In the nineteenth century the sturgeon fishery on the Volga reached its height. Fishermen united in artels — cooperatives where labor, risk, and profit were shared by rules strict yet fair for their time. It was the artel system that made large-scale catch possible without breaking order on the bank.

Footage from the Museum of Sturgeon on the Volga: artel labor and a bank-side station.

An artel is not simply a group of fishermen. It is an agreement: who contributes the boat, who the nets, who works the spawning ground. The catch was divided by shares; the elder watched order and assigned work. Thus they could endure heavy physical labor and large investment in gear.

The season began with preparation: repairing boats, drying nets, buying salt for curing. Fishermen knew the fishery was short and demanded full effort. Delay meant a missed shoal and an empty purse.

Not everyone was admitted to an artel: recommendations, a trial on the water, and readiness to obey collective decisions were required. An outsider who broke the bylaws quickly lost his place in the boat and his share of the catch.

Shares, Bylaws, and the Elder

Division of catch depended on contribution: boat, nets, physical labor, sometimes knowledge of places. The elder recorded shares in a book, and disputing the record was pointless — an artel remembered a grievance for years.

The bylaws forbade fishing in closed seasons, cheating at weighing, and selling catch outside the common fund. An offender could be expelled — and without an artel one fisherman could not manage the seine or delivery to the station.

The elder was chosen for a season or several years. He was trusted not only with figures but with peace among neighbors: on the bank, where money and fatigue met, quarrels were frequent.

Stations and Ice Houses

Fishing stations stood along the bank — warehouses, housing, places for processing. Here sturgeon was cleaned, salted, and packed in barrels. Ice houses allowed fish to be stored until shipment — a vital condition of trade in hot summer.

Tsaritsyn and nearby villages took part of the catch for processing and sale. Barges of sturgeon passed through the town; merchants stopped here and deals were made. The fishery fed not only fishermen but stevedores, coopers, merchants, and carters.

Women worked at the station too: washing, salting, packing barrels — without their labor the season did not close on time. Children helped carry ropes and watch nets on the bank.

Season from Ice to Ice

The fishery ran from spring ice breakup to autumn low water. Each month had its places and gear: somewhere the seine worked best, somewhere setlines were placed on deep pools.

At peak season fishermen did not leave the bank for days. Shifts rotated: some pulled the net, others cleaned fish, others carried barrels to the landing. Sleep was a rare luxury.

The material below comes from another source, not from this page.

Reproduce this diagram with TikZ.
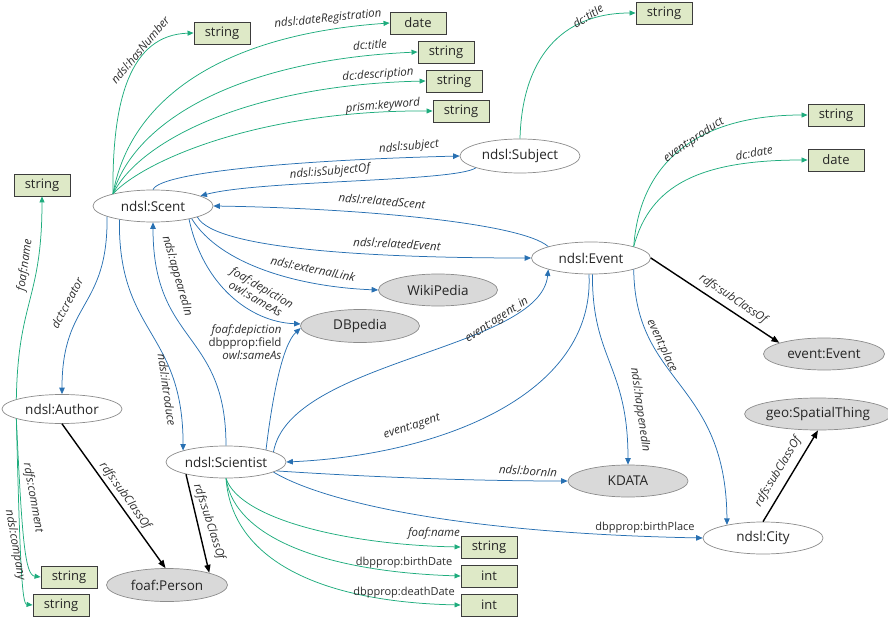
\documentclass[tikz,border=0pt]{standalone}
\usepackage{fontspec}
\setmainfont{Open Sans}
\usetikzlibrary{shapes.geometric,arrows.meta}
\definecolor{greenline}{RGB}{30,172,125}
\definecolor{blueline}{RGB}{40,112,178}
\definecolor{boxfill}{RGB}{222,233,199}
\definecolor{boxborder}{RGB}{60,60,60}
\definecolor{extgray}{RGB}{217,217,217}
\definecolor{ellborder}{RGB}{140,140,140}
\definecolor{labeltext}{RGB}{45,45,45}
\tikzset{
 ent/.style={ellipse, draw=ellborder, fill=white, line width=0.7pt, minimum width=120pt, minimum height=32pt, inner sep=0pt, font=\fontsize{13.5}{16}\selectfont, text=black!85},
 ext/.style={ent, fill=extgray},
 lit/.style={rectangle, draw=boxborder, fill=boxfill, line width=0.9pt, minimum width=56pt, minimum height=22pt, inner sep=0pt, font=\fontsize{13}{15}\selectfont, text=black!85},
 lbl/.style={font=\fontsize{11.5}{13}\selectfont\itshape, inner sep=0pt, text=labeltext},
 lblu/.style={font=\fontsize{11}{13}\selectfont, inner sep=0pt, text=labeltext},
 gline/.style={draw=greenline, line width=0.75pt, -{Triangle[length=6pt,width=5pt]}},
 bline/.style={draw=blueline, line width=0.75pt, -{Triangle[length=6.5pt,width=5.5pt]}},
 kline/.style={draw=black, line width=1.4pt, -{Triangle[length=8pt,width=6pt]}},
}
\begin{document}
\begin{tikzpicture}[x=1pt,y=-1pt]
\useasboundingbox (0,0) rectangle (888,620);
% entities
\node[ent] (scent) at (153,206) {ndsl:Scent};
\node[ent, minimum height=34pt] (subject) at (520,156) {ndsl:Subject};
\node[ent, minimum width=119pt] (event) at (591,258) {ndsl:Event};
\node[ext, minimum width=119pt] (wiki) at (438,290) {WikiPedia};
\node[ext, minimum width=119pt, minimum height=33pt] (dbp) at (360,326) {DBpedia};
\node[ext, minimum width=121pt] (eventE) at (824,354) {event:Event};
\node[ext] (geo) at (818,414) {geo:SpatialThing};
\node[ent] (city) at (763,538) {ndsl:City};
\node[ext] (kdata) at (628,481) {KDATA};
\node[ent, minimum height=29pt] (author) at (62,409) {ndsl:Author};
\node[ent] (scientist) at (226,462) {ndsl:Scientist};
\node[ext, minimum width=121pt, minimum height=33pt] (person) at (167,585) {foaf:Person};
% literals
\node[lit] (s1) at (222,33) {string};
\node[lit] (d1) at (418,23) {date};
\node[lit] (s2) at (446,52) {string};
\node[lit] (s3) at (454,81) {string};
\node[lit] (s4) at (461,111) {string};
\node[lit] (s5) at (664,13) {string};
\node[lit] (s6) at (836,115) {string};
\node[lit] (d2) at (836,160) {date};
\node[lit] (s7) at (42,185) {string};
\node[lit] (s8) at (69,577) {string};
\node[lit] (s9) at (61,605) {string};
\node[lit] (s10) at (489,547) {string};
\node[lit] (i1) at (489,576) {int};
\node[lit] (i2) at (489,605) {int};
% green edges from Scent
\draw[gline] (scent.163) .. controls (112,100) and (130,35) .. (s1.west);
\draw[gline] (scent.163) .. controls (130,100) and (220,35) .. (d1.west);
\draw[gline] (scent.163) .. controls (135,120) and (240,60) .. (s2.west);
\draw[gline] (scent.163) .. controls (140,140) and (250,85) .. (s3.west);
\draw[gline] (scent.163) .. controls (145,160) and (260,110) .. (s4.west);
% blue edges around Scent
\draw[bline] (scent.north) .. controls (160,172) and (300,160) .. (subject.west);
\draw[bline] (subject.195) .. controls (455,182) and (260,180) .. (scent.12);
\draw[bline] (event.165) .. controls (520,222) and (350,208) .. (scent.east);
\draw[bline] (scent.-14) .. controls (215,250) and (380,258) .. (event.west);
\draw[bline] (scent.-18) .. controls (220,265) and (300,287) .. (wiki.west);
\draw[bline] (scent.-20) .. controls (203,285) and (250,322) .. (dbp.178);
\draw[bline] (scientist.north) .. controls (226,330) and (153,345) .. (scent.south);
\draw[bline] (scent.193) .. controls (108,310) and (62,300) .. (author.north);
\draw[bline] (scent.202) .. controls (118,335) and (183,330) .. (scientist.165);
% blue edges around Scientist / Event
\draw[bline] (scientist.17) .. controls (272,400) and (282,345) .. (dbp.182);
\draw[bline] (scientist.12) .. controls (290,360) and (540,350) .. (event.195);
\draw[bline] (event.-97) .. controls (595,395) and (440,455) .. (scientist.east);
\draw[bline] (event.-85) .. controls (592,360) and (628,365) .. (kdata.north);
\draw[bline] (event.-15) .. controls (635,385) and (726,380) .. (city.160);
\draw[bline] (scientist.-10) .. controls (400,479) and (500,481) .. (kdata.west);
\draw[bline] (scientist.-12) .. controls (320,500) and (450,533) .. (city.west);
% green edges from Scientist
\draw[gline] (scientist.south) .. controls (240,520) and (350,545) .. (s10.west);
\draw[gline] (scientist.south) .. controls (235,540) and (330,572) .. (i1.west);
\draw[gline] (scientist.south) .. controls (232,560) and (320,602) .. (i2.west);
% green edges from Author
\draw[gline] (author.168) .. controls (18,300) and (42,300) .. (s7.south);
\draw[gline] (author.192) .. controls (22,540) and (25,575) .. (s8.west);
\draw[gline] (author.192) .. controls (20,565) and (22,604) .. (s9.west);
% green edges from Event and Subject
\draw[gline] (event.15) .. controls (640,160) and (700,115) .. (s6.west);
\draw[gline] (event.15) .. controls (650,185) and (700,160) .. (d2.west);
\draw[gline] (subject.north) .. controls (522,60) and (560,13) .. (s5.west);
% subclass edges
\draw[kline] (author.south) -- (person.95);
\draw[kline] (scientist.197) -- (person.16);
\draw[kline] (event.east) -- (eventE.166);
\draw[kline] (city.north) -- (geo.south);
% labels
\node[lbl, rotate=50] (l1) at (140,50) {ndsl:hasNumber};
\node[lbl, rotate=6] (l2) at (328,19) {ndsl:dateRegistration};
\node[lbl, rotate=4] (l3) at (370,45) {dc:title};
\node[lbl, rotate=4] (l4) at (378,75) {dc:description};
\node[lbl, rotate=5] (l5) at (383,106) {prism:keyword};
\node[lbl, rotate=5] (l6) at (409,147) {ndsl:subject};
\node[lbl, rotate=5] (l7) at (330,172) {ndsl:isSubjectOf};
\node[lbl, rotate=-5] (l8) at (382,201) {ndsl:relatedScent};
\node[lbl, rotate=-3] (l9) at (397,244) {ndsl:relatedEvent};
\node[lbl, rotate=-12] (l10) at (313,269) {ndsl:externalLink};
\node[lbl, rotate=-30, align=center] (l11) at (259,293) {foaf:depiction\\owl:sameAs};
\node[lbl, align=right] (l12) at (245,342) {foaf:depiction\\{\upshape dbpprop:field}\\owl:sameAs};
\node[lbl, rotate=-74] (l13) at (177,276) {ndsl:appearedIn};
\node[lbl, rotate=62] (l14) at (67,303) {dct:creator};
\node[lbl, rotate=82] (l15) at (25,265) {foaf:name};
\node[lbl, rotate=-82] (l16) at (167,390) {ndsl:introduce};
\node[lbl, rotate=33] (l17) at (497,320) {event:agent\_in};
\node[lbl, rotate=18] (l18) at (412,427) {event:agent};
\node[lbl, rotate=-4] (l19) at (528,471) {ndsl:bornIn};
\node[lblu] (l20) at (645,528) {dbpprop:birthPlace};
\node[lbl] (l21) at (434,533) {foaf:name};
\node[lblu] (l22) at (404,563) {dbpprop:birthDate};
\node[lblu] (l23) at (404,593) {dbpprop:deathDate};
\node[lbl, rotate=-82] (l24) at (640,410) {ndsl:happenedIn};
\node[lbl, rotate=-65] (l25) at (662,346) {event:place};
\node[lbl, rotate=-34] (l26) at (733,299) {rdfs:subClassOf};
\node[lbl, rotate=59] (l27) at (778,472) {rdfs:subClassOf};
\node[lbl, rotate=34] (l28) at (694,140) {event:product};
\node[lbl, rotate=10] (l29) at (754,153) {dc:date};
\node[lbl, rotate=33] (l30) at (588,16) {dc:title};
\node[lbl, rotate=-80] (l31) at (33,498) {rdfs:comment};
\node[lbl, rotate=-80] (l32) at (15,545) {ndsl:company};
\node[lbl, rotate=-54] (l33) at (125,496) {rdfs:subClassOf};
\node[lbl, rotate=-72] (l34) at (209,522) {rdfs:subClassOf};
\end{tikzpicture}
\end{document}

At season's end the artel summed up: how much was earned, how much went to salt and repairs, what remained for winter. That total decided whether the artel would take new members next year.

Traditions and Punishments

Artels had unwritten laws: respect for elders, a ban on fishing in forbidden times, punishment for cheating in division. An offender could be expelled from the community — which meant loss of livelihood.

A feast at season's end gathered the whole artel at one table. Then small grievances were forgiven, the river was thanked, and plans were made for the next spring.

Songs and chastushki on the bank preserved the names of lucky fishermen and sad stories of shipwrecks and floods. Oral memory supplemented the elder's books.

Legacy of the Artel Order

These traditions are an important part of the cultural heritage of the Volgograd region. They show that the fishery was not only a way to take fish but a form of social organization worth remembering and studying.

The Museum of Sturgeon on the Volga shows artel documents, share records, and photographs of crews — material that helps us understand how life on the water was organized.

Today artels as an economic form belong to the past, but the idea of shared labor and fair division remains a symbol of solidarity on the bank worth telling new generations about.